The lines from the top of the material below through the line containing "const yTicks = [0,2,4,6,8];" are to be printed exactly, with pictures omitted.
#####
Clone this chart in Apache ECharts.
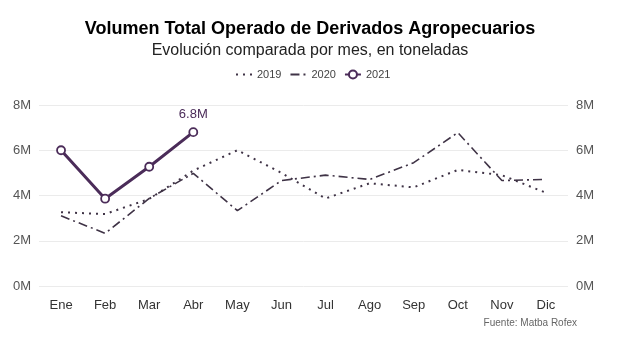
<!DOCTYPE html>
<html><head><meta charset="utf-8">
<script src="https://cdn.jsdelivr.net/npm/echarts@6/dist/echarts.min.js"></script>
<style>html,body{margin:0;padding:0;background:#fff}#c{width:640px;height:340px}</style>
</head><body><div id="c"></div>
<script>
const months = ['Ene','Feb','Mar','Abr','May','Jun','Jul','Ago','Sep','Oct','Nov','Dic'];
const v2019 = [3.26,3.18,3.85,5.1,6.0,5.0,3.87,4.54,4.36,5.13,4.9,4.12];
const v2020 = [3.1,2.33,3.87,4.98,3.33,4.66,4.9,4.71,5.45,6.78,4.66,4.71];
const v2021 = [6.0,3.86,5.27,6.8];
const yTicks = [0,2,4,6,8];

const chart = echarts.init(document.getElementById('c'), null, {renderer:'canvas'});
const fmt = v => v + 'M';
const axisLabelStyle = {color:'#555', fontSize:13, fontFamily:'Liberation Sans, Arial'};
chart.setOption({
  animation:false,
  title:[
    {text:'Volumen Total Operado de Derivados Agropecuarios', left:305, top:15, textAlign:'center',
     textStyle:{fontSize:18, fontWeight:'bold', color:'#000', fontFamily:'Liberation Sans, Arial'}},
    {text:'Evolución comparada por mes, en toneladas', left:305, top:38, textAlign:'center',
     textStyle:{fontSize:16, fontWeight:'normal', color:'#222', fontFamily:'Liberation Sans, Arial'}},
    {text:'Fuente: Matba Rofex', right:58, top:313,
     textStyle:{fontSize:10, fontWeight:'normal', color:'#666', fontFamily:'Liberation Sans, Arial'}}
  ],
  legend:{left:230, top:64, itemWidth:16, itemHeight:10, itemGap:8,
    textStyle:{fontSize:11, color:'#444', fontFamily:'Liberation Sans, Arial'},
    data:[{name:'2019', itemStyle:{opacity:0}},{name:'2020', itemStyle:{opacity:0}},{name:'2021'}]},
  grid:{left:39, right:72, top:105, bottom:54, containLabel:false},
  xAxis:{type:'category', data:months, boundaryGap:true,
    axisLine:{show:false}, axisTick:{show:false}, splitLine:{show:false},
    axisLabel:{...axisLabelStyle, color:'#333', margin:13}},
  yAxis:[
    {type:'value', min:0, max:8, interval:2, position:'left',
     axisLabel:{...axisLabelStyle, formatter:fmt, margin:8},
     splitLine:{lineStyle:{color:'#ebebeb', width:1}}, axisLine:{show:false}, axisTick:{show:false}},
    {type:'value', min:0, max:8, interval:2, position:'right',
     axisLabel:{...axisLabelStyle, formatter:fmt, margin:8},
     splitLine:{show:false}, axisLine:{show:false}, axisTick:{show:false}}
  ],
  series:[
    {name:'2019', type:'line', data:v2019, symbol:'none', color:'#3f3346',
     lineStyle:{type:[2,5], width:2, color:'#3f3346'}},
    {name:'2020', type:'line', data:v2020, symbol:'none', color:'#3f3346',
     lineStyle:{type:[9,4,2,4], width:1.6, color:'#3f3346'}},
    {name:'2021', type:'line', data:v2021, symbol:'circle', symbolSize:8, color:'#4b2c59',
     itemStyle:{color:'#fff', borderColor:'#4b2c59', borderWidth:1.8},
     lineStyle:{width:3, color:'#4b2c59'},
     label:{show:true, position:'top', distance:6, color:'#4b2c59', fontSize:13,
       fontFamily:'Liberation Sans, Arial',
       formatter:p => p.dataIndex === v2021.length-1 ? p.value + 'M' : ''}}
  ]
});
</script></body></html>
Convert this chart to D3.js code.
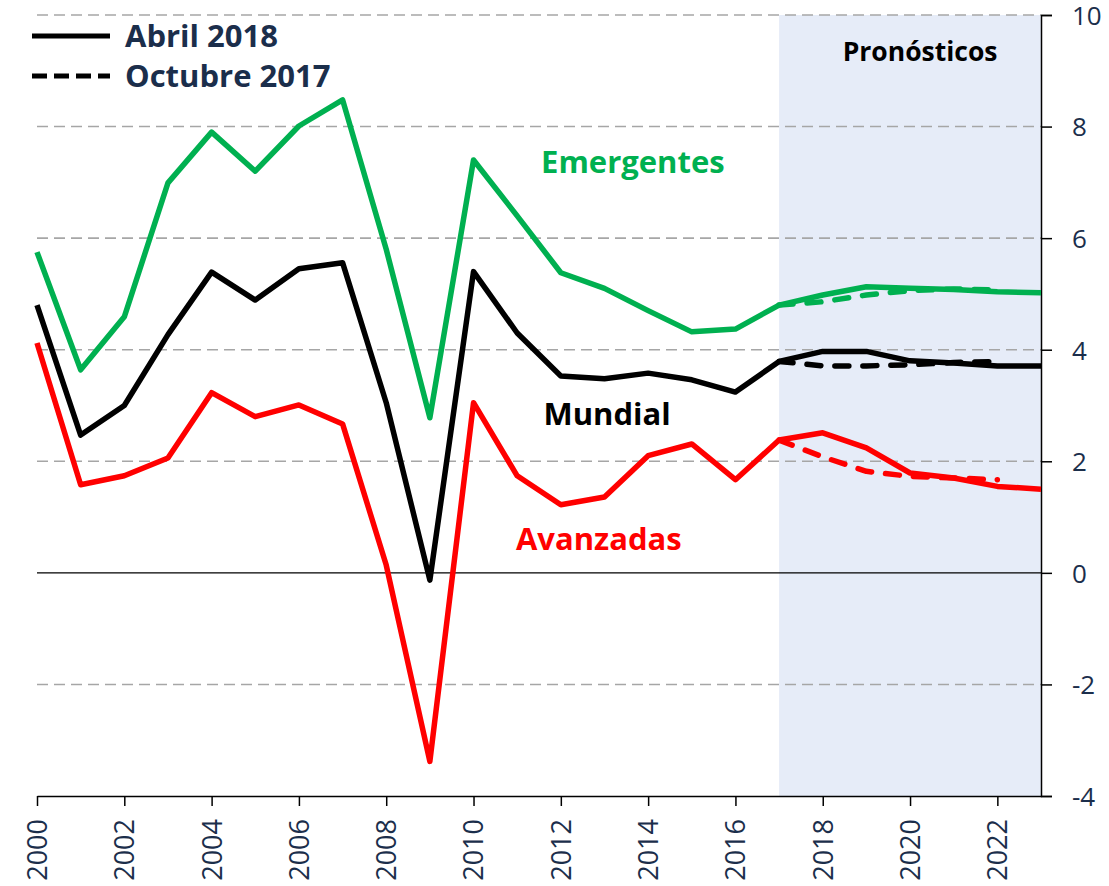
<!DOCTYPE html>
<html>
<head>
<meta charset="utf-8">
<script src="https://cdn.jsdelivr.net/npm/d3@7"></script>
<style>
  body { margin: 0; background: #fff; }
  text { font-family: "Open Sans", sans-serif; }
</style>
</head>
<body>
<div class="growth-chart"></div>
<script>
// years and series (percent growth)
let years = d3.range(2000, 2024);
let mundial = [4.8, 2.47, 3.0, 4.27, 5.39, 4.89, 5.45, 5.56, 3.05, -0.13, 5.4, 4.3, 3.53, 3.48, 3.58, 3.46, 3.24, 3.79, 3.97, 3.97, 3.8, 3.76, 3.71, 3.71];
let emergentes = [5.75, 3.64, 4.59, 6.99, 7.9, 7.2, 8.01, 8.48, 5.8, 2.78, 7.4, 6.4, 5.38, 5.1, 4.7, 4.32, 4.37, 4.8, 4.98, 5.13, 5.1, 5.08, 5.04, 5.02];
let avanzadas = [4.12, 1.58, 1.74, 2.06, 3.23, 2.8, 3.01, 2.67, 0.14, -3.38, 3.05, 1.74, 1.22, 1.36, 2.1, 2.31, 1.67, 2.38, 2.51, 2.24, 1.79, 1.7, 1.55, 1.5];
// October 2017 forecasts
let yearsOct = d3.range(2017, 2023);
let mundialOct = [3.79, 3.71, 3.71, 3.73, 3.77, 3.79];
let emergentesOct = [4.8, 4.86, 4.98, 5.06, 5.09, 5.07];
let avanzadasOct = [2.38, 2.08, 1.82, 1.73, 1.7, 1.67];
let yTicks = [-4, -2, 0, 2, 4, 6, 8, 10];
let xTicks = d3.range(2000, 2023, 2);

let W = 1109, H = 886;
let margin = { top: 15, right: 68, bottom: 90, left: 37 },
    width = W - margin.left - margin.right,
    height = H - margin.top - margin.bottom;

let svg = d3.select(".growth-chart")
    .append("svg")
    .attr("width", W)
    .attr("height", H)
    .append("g")
    .attr("transform", "translate(" + margin.left + "," + margin.top + ")");

let x = d3.scaleLinear().domain([2000, 2023]).range([0, width]);
let y = d3.scaleLinear().domain([-4, 10]).range([height, 0]);

// forecast band
svg.append("rect")
    .attr("x", x(2017))
    .attr("y", 0)
    .attr("width", x(2023) - x(2017))
    .attr("height", height)
    .style("fill", "#E6ECF8");

// dashed gridlines
svg.append("g")
    .selectAll("line")
    .data(yTicks.filter(d => d != 0 && d != -4))
    .enter().append("line")
    .attr("x1", 0).attr("x2", width)
    .attr("y1", d => y(d)).attr("y2", d => y(d))
    .style("stroke", "#A6A6A6")
    .style("stroke-width", 1.6)
    .style("stroke-dasharray", "11,6");

// zero line
svg.append("line")
    .attr("x1", 0).attr("x2", width)
    .attr("y1", y(0)).attr("y2", y(0))
    .style("stroke", "#000")
    .style("stroke-width", 1.2);

// right axis
let yAxis = svg.append("g")
    .attr("transform", "translate(" + width + ",0)")
    .call(d3.axisRight(y).tickValues(yTicks).tickSize(11).tickPadding(20).tickFormat(d => d));
yAxis.select(".domain").style("stroke", "#000").style("stroke-width", 1.5);
yAxis.selectAll(".tick line").style("stroke", "#000").style("stroke-width", 1.5);
yAxis.selectAll("text")
    .style("font-size", "26px")
    .style("fill", "#1B2E4B")
    .attr("dy", "0.36em");

// bottom axis
let xAxis = svg.append("g")
    .attr("transform", "translate(0," + height + ")")
    .call(d3.axisBottom(x).tickValues(xTicks).tickSize(10).tickSizeOuter(0).tickFormat(d3.format("d")));
xAxis.select(".domain").style("stroke", "#000").style("stroke-width", 1.5);
xAxis.selectAll(".tick line").style("stroke", "#000").style("stroke-width", 1.5);
xAxis.selectAll("text")
    .style("font-size", "27px")
    .style("fill", "#1B2E4B")
    .style("text-anchor", "end")
    .attr("x", 0)
    .attr("y", 0)
    .attr("dx", "-23px")
    .attr("dy", "0.35em")
    .attr("transform", "rotate(-90)");

let line = d3.line()
    .x(d => x(d[0]))
    .y(d => y(d[1]));

function drawSeries(xs, vals, color, dashed) {
    svg.append("path")
        .datum(xs.map((yr, i) => [yr, vals[i]]))
        .attr("d", line)
        .style("fill", "none")
        .style("stroke", color)
        .style("stroke-width", 5.5)
        .style("stroke-linejoin", "round")
        .style("stroke-linecap", dashed ? "round" : "butt")
        .style("stroke-dasharray", dashed ? "14,14" : null);
}

drawSeries(yearsOct, emergentesOct, "#00B050", true);
drawSeries(yearsOct, mundialOct, "#000000", true);
drawSeries(yearsOct, avanzadasOct, "#FF0000", true);
drawSeries(years, emergentes, "#00B050", false);
drawSeries(years, mundial, "#000000", false);
drawSeries(years, avanzadas, "#FF0000", false);

// series labels
let labels = [
    { t: "Emergentes", c: "#00B050", yr: 13.65, v: 7.37 },
    { t: "Mundial", c: "#000000", yr: 13.06, v: 2.85 },
    { t: "Avanzadas", c: "#FF0000", yr: 12.87, v: 0.61 }
];
svg.selectAll(".series-label")
    .data(labels)
    .enter().append("text")
    .attr("class", "series-label")
    .attr("x", d => x(2000 + d.yr))
    .attr("y", d => y(d.v))
    .attr("dy", "0.35em")
    .style("text-anchor", "middle")
    .style("font-size", "31px")
    .style("font-weight", "bold")
    .style("fill", d => d.c)
    .text(d => d.t);

svg.append("text")
    .attr("x", x(2020.23))
    .attr("y", y(9.34))
    .attr("dy", "0.35em")
    .style("text-anchor", "middle")
    .style("font-size", "26.5px")
    .style("font-weight", "bold")
    .style("fill", "#000")
    .text("Pronósticos");

// legend
let legend = svg.append("g").attr("transform", "translate(" + (-margin.left) + "," + (-margin.top) + ")");
[["Abril 2018", null, 36], ["Octubre 2017", "15,7", 76]].forEach(function (l) {
    legend.append("line")
        .attr("x1", 32).attr("x2", 110)
        .attr("y1", l[2]).attr("y2", l[2])
        .style("stroke", "#000")
        .style("stroke-width", 5)
        .style("stroke-dasharray", l[1]);
    legend.append("text")
        .attr("x", 125)
        .attr("y", l[2])
        .attr("dy", "0.35em")
        .style("font-size", "31px")
        .style("font-weight", "bold")
        .style("fill", "#1B2E4B")
        .text(l[0]);
});
</script>
</body>
</html>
#####
*Correct output:*
Clone this chart in Apache ECharts.
<!DOCTYPE html>
<html><head><meta charset="utf-8">
<script src="https://cdn.jsdelivr.net/npm/echarts@6/dist/echarts.min.js"></script>
<style>html,body{margin:0;padding:0;background:#fff}#c{width:640px;height:340px}</style>
</head><body><div id="c"></div>
<script>
const months = ['Ene','Feb','Mar','Abr','May','Jun','Jul','Ago','Sep','Oct','Nov','Dic'];
const v2019 = [3.26,3.18,3.85,5.1,6.0,5.0,3.87,4.54,4.36,5.13,4.9,4.12];
const v2020 = [3.1,2.33,3.87,4.98,3.33,4.66,4.9,4.71,5.45,6.78,4.66,4.71];
const v2021 = [6.0,3.86,5.27,6.8];
const yTicks = [0,2,4,6,8];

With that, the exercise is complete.